CAVUTO: Everyone else does.
BASS: Sure, because, actually, I was watching the debate, and I actually had a different response than what everybody did afterwards.
I thought the president was very thoughtful. I thought Romney seemed a little hyper and I thought he was interrupting the moderator a lot.
CAVUTO: That's interesting.
BASS: But the spin afterwards was so strong that even though I felt differently when I was watching it, after I heard the spin, it was like, what did I miss?
CAVUTO: Well, that is where -- that is where this room gets crazy, right, because then afterwards, they all start saying, did you see how he "ummed" and "ahed," did you see how he looked down?
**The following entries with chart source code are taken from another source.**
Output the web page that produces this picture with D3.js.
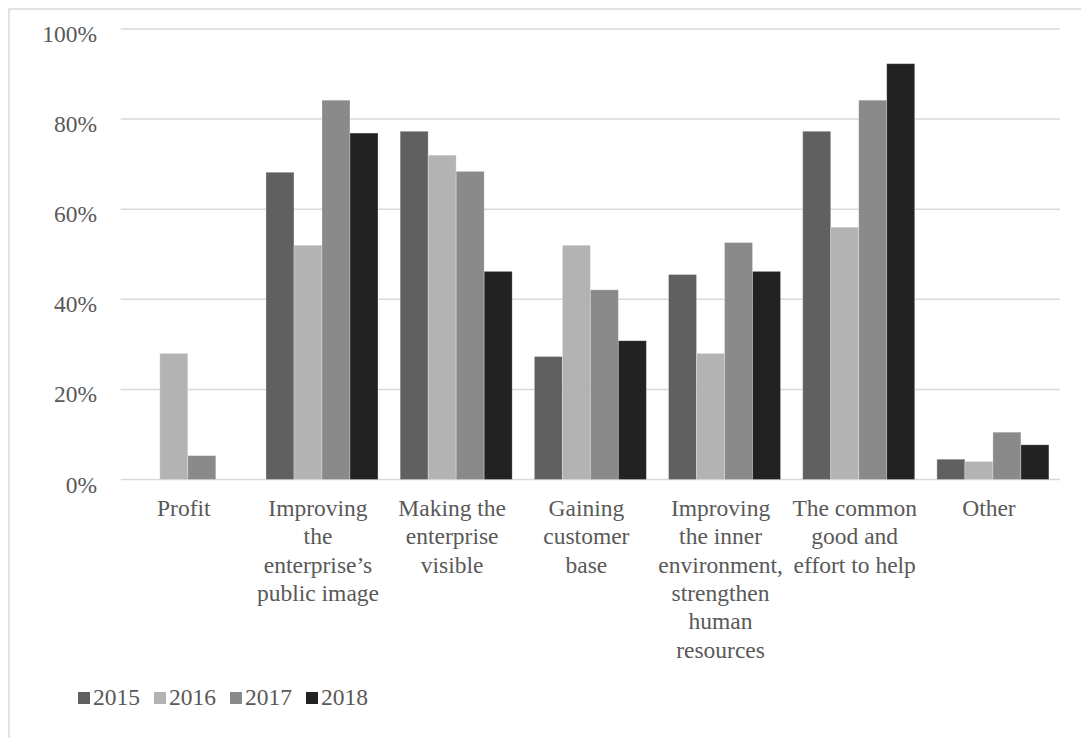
<!DOCTYPE html>
<html>
<head>
<meta charset="utf-8">
<script src="https://cdn.jsdelivr.net/npm/d3@7"></script>
<style>
  body { margin: 0; background: #fff; }
  text { font-family: "Liberation Serif", "Times New Roman", serif; fill: #595959; }
</style>
</head>
<body>
<div id="chart"></div>
<script>
// categories (x-axis labels, line breaks as in the picture)
const categories = [
  "Profit",
  "Improving\nthe\nenterprise\u2019s\npublic image",
  "Making the\nenterprise\nvisible",
  "Gaining\ncustomer\nbase",
  "Improving\nthe inner\nenvironment,\nstrengthen\nhuman\nresources",
  "The common\ngood and\neffort to help",
  "Other"
];
const years = ["2015", "2016", "2017", "2018"];
const colors = ["#606060", "#b3b3b3", "#8a8a8a", "#222222"];

// percent values per year, in category order
const v2015 = [0, 68.2, 77.3, 27.3, 45.5, 77.3, 4.5];
const v2016 = [28, 52, 72, 52, 28, 56, 4];
const v2017 = [5.3, 84.2, 68.4, 42.1, 52.6, 84.2, 10.5];
const v2018 = [0, 76.9, 46.2, 30.8, 46.2, 92.3, 7.7];
const yTicks = [0, 20, 40, 60, 80, 100];

const series = [v2015, v2016, v2017, v2018];

const W = 1081, H = 738;
const svg = d3.select("#chart").append("svg")
  .attr("width", W)
  .attr("height", H);

// outer frame (only left/top visible, runs off the page)
svg.append("rect")
  .attr("x", 9).attr("y", 9)
  .attr("width", W + 10).attr("height", H + 10)
  .attr("fill", "none")
  .attr("stroke", "#d9d9d9")
  .attr("stroke-width", 1.5);

const x0 = d3.scaleBand().domain(categories).range([120.7, 1060]).paddingInner(0).paddingOuter(0);
const x1 = d3.scaleBand().domain(years).range([0, x0.bandwidth()]).paddingInner(0).paddingOuter(0.396);
const y = d3.scaleLinear().domain([0, 100]).range([479.5, 29]);

// gridlines
svg.append("g")
  .selectAll("line")
  .data(yTicks)
  .enter().append("line")
  .attr("x1", 120.7)
  .attr("x2", 1060)
  .attr("y1", d => y(d))
  .attr("y2", d => y(d))
  .attr("stroke", "#d9d9d9")
  .attr("stroke-width", 1.5);

// y labels
svg.append("g")
  .selectAll("text")
  .data(yTicks)
  .enter().append("text")
  .attr("x", 97)
  .attr("y", d => y(d) + 13)
  .attr("text-anchor", "end")
  .style("font-size", "23.5px")
  .text(d => d + "%");

// bars
const groups = svg.append("g")
  .selectAll("g")
  .data(categories)
  .enter().append("g")
  .attr("transform", d => `translate(${x0(d)},0)`);

groups.selectAll("rect")
  .data((d, i) => years.map((yr, j) => ({ yr, j, v: series[j][i] })))
  .enter().append("rect")
  .attr("x", d => x1(d.yr))
  .attr("y", d => y(d.v))
  .attr("width", x1.bandwidth())
  .attr("height", d => y(0) - y(d.v))
  .attr("fill", d => colors[d.j])
  .attr("stroke", "#ffffff")
  .attr("stroke-opacity", 0.35)
  .attr("stroke-width", 0.8);

// x labels
const xl = svg.append("g")
  .selectAll("text")
  .data(categories)
  .enter().append("text")
  .attr("text-anchor", "middle")
  .style("font-size", "23.5px")
  .attr("transform", d => `translate(${x0(d) + x0.bandwidth() / 2 - 4},516)`);

xl.selectAll("tspan")
  .data(d => d.split("\n"))
  .enter().append("tspan")
  .attr("x", 0)
  .attr("y", (d, i) => i * 28.3)
  .text(d => d);

// legend
const legend = svg.append("g").attr("transform", "translate(78,705)");
let lx = 0;
years.forEach((yr, j) => {
  legend.append("rect")
    .attr("x", lx)
    .attr("y", -13)
    .attr("width", 12)
    .attr("height", 12)
    .attr("fill", colors[j]);
  const t = legend.append("text")
    .attr("x", lx + 15)
    .attr("y", 0)
    .style("font-size", "23.5px")
    .text(yr);
  lx += 15 + t.node().getComputedTextLength() + 14;
});
</script>
</body>
</html>
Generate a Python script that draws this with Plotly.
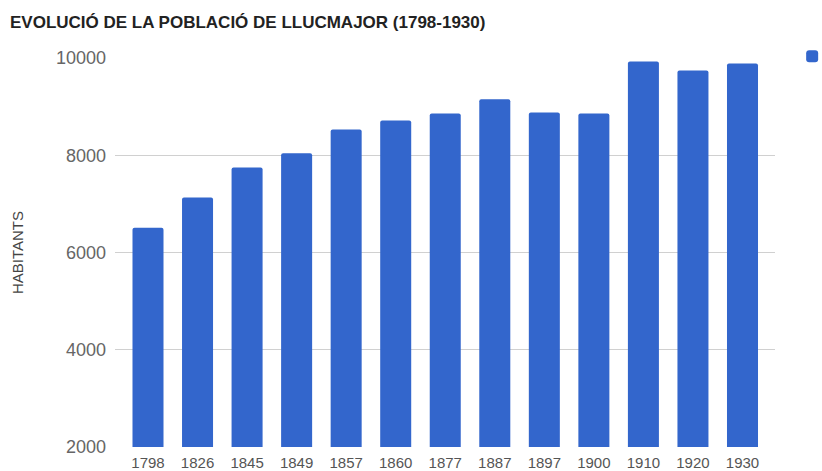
import plotly.graph_objects as go

years = ["1798", "1826", "1845", "1849", "1857", "1860", "1877",
         "1887", "1897", "1900", "1910", "1920", "1930"]
habitants = [6510, 7130, 7750, 8040, 8530, 8715, 8860,
             9150, 8880, 8860, 9930, 9745, 9885]
y_ticks = [2000, 4000, 6000, 8000, 10000]
y_tick_labels = ["2000", "4000", "6000", "8000", "10000"]

fig = go.Figure()
fig.add_trace(go.Bar(
    x=years, y=habitants, name="Habitants",
    marker=dict(color="#3366CC", line=dict(width=0), cornerradius=2),
))

fig.update_layout(
    width=822, height=471,
    margin=dict(l=115, r=47, t=58, b=24, autoexpand=False),
    paper_bgcolor="white", plot_bgcolor="white",
    bargap=0.374,
    title=dict(text="<b>EVOLUCIÓ DE LA POBLACIÓ DE LLUCMAJOR (1798-1930)</b>",
               x=10/822, xanchor="left", xref="container",
               y=1 - 22/471, yanchor="middle", yref="container",
               font=dict(family="Liberation Sans, Arial, sans-serif", size=17, color="#222222")),
    showlegend=True,
    legend=dict(x=1.026, y=1.046, xanchor="left", yanchor="top",
                font=dict(family="Liberation Sans, Arial, sans-serif", size=15, color="#222222"),
                bgcolor="rgba(0,0,0,0)"),
    font=dict(family="Liberation Sans, Arial, sans-serif"),
)

fig.update_xaxes(
    type="category", range=[-0.666, 12.656],
    showgrid=False, showline=False, ticks="",
    ticklabelstandoff=5,
    tickfont=dict(family="Liberation Sans, Arial, sans-serif",
                  size=15, color="#555555"),
)
fig.update_yaxes(
    range=[2000, 10000], tickvals=y_ticks, ticktext=y_tick_labels,
    showgrid=True, gridcolor="#d0d0d0", gridwidth=1,
    zeroline=False, showline=False, ticks="",
    ticklabelstandoff=8,
    tickfont=dict(family="Liberation Sans, Arial, sans-serif", size=18, color="#666666"),
    title=dict(text="HABITANTS", standoff=28,
               font=dict(family="Liberation Sans, Arial, sans-serif", size=15, color="#444444")),
)

fig.write_html("out.html", config={"displayModeBar": False},
               post_script="document.body.style.margin='0';")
CAVUTO: And then you scratch your head and say, yes, yes, I guess I did and all.
So, how important is this room afterwards, Congresswoman?
BASS: Well, I think it is important, because unless the viewer turns off the TV immediately after the debate is over, then they are -- what they are left with is the spin.
BASS: And, of course, we will all be there spinning.
CAVUTO: Now, you're one of those who has been advocating a hand across the aisle and not a thorn. And we will have to see that no matter who wins this election, no matter what the makeup of Congress is.
Do you think can we? I know you work well with Republicans and they with you, but not too many creatures like that in Washington these days. And I don't mean that as a negative. You know what I mean?
BASS: I do.
CAVUTO: Like, the camaraderie is just sort of not in the sauce here.
BASS: I do. And I just think that it is really important, because the issues that we're going to be facing right after the election, we have to get so much done before the end of the year. Frankly, we have to get done...
CAVUTO: It is going to be up to a lame-duck session of Congress to do it all, isn't it?
BASS: Right, all the stuff that we should done over these last couple of years.
CAVUTO: Do you think it can be done, or will they punt for another six months?
BASS: Well, I think it has to be done.
But I do think, depending on the outcome of the election -- and you know we are not talking just about the presidential, but the Senate and the House of Representatives -- as to whether or not we make definite decisions or whether we delay it by 30, 60, or 90 days, as you said.
Congresswoman, a real pleasure. Thank you very, very much.
BASS: Thanks for having me again.
CAVUTO: I know you have been on a tight schedule. We will see your reaction tonight in the spin room.
BASS: OK. All right.
CAVUTO: It's going to be slightly more crowded.
CAVUTO: ... when we had Ross Perot and -- who -- we had George Bush Sr. then, and he famously of course looking at his watch.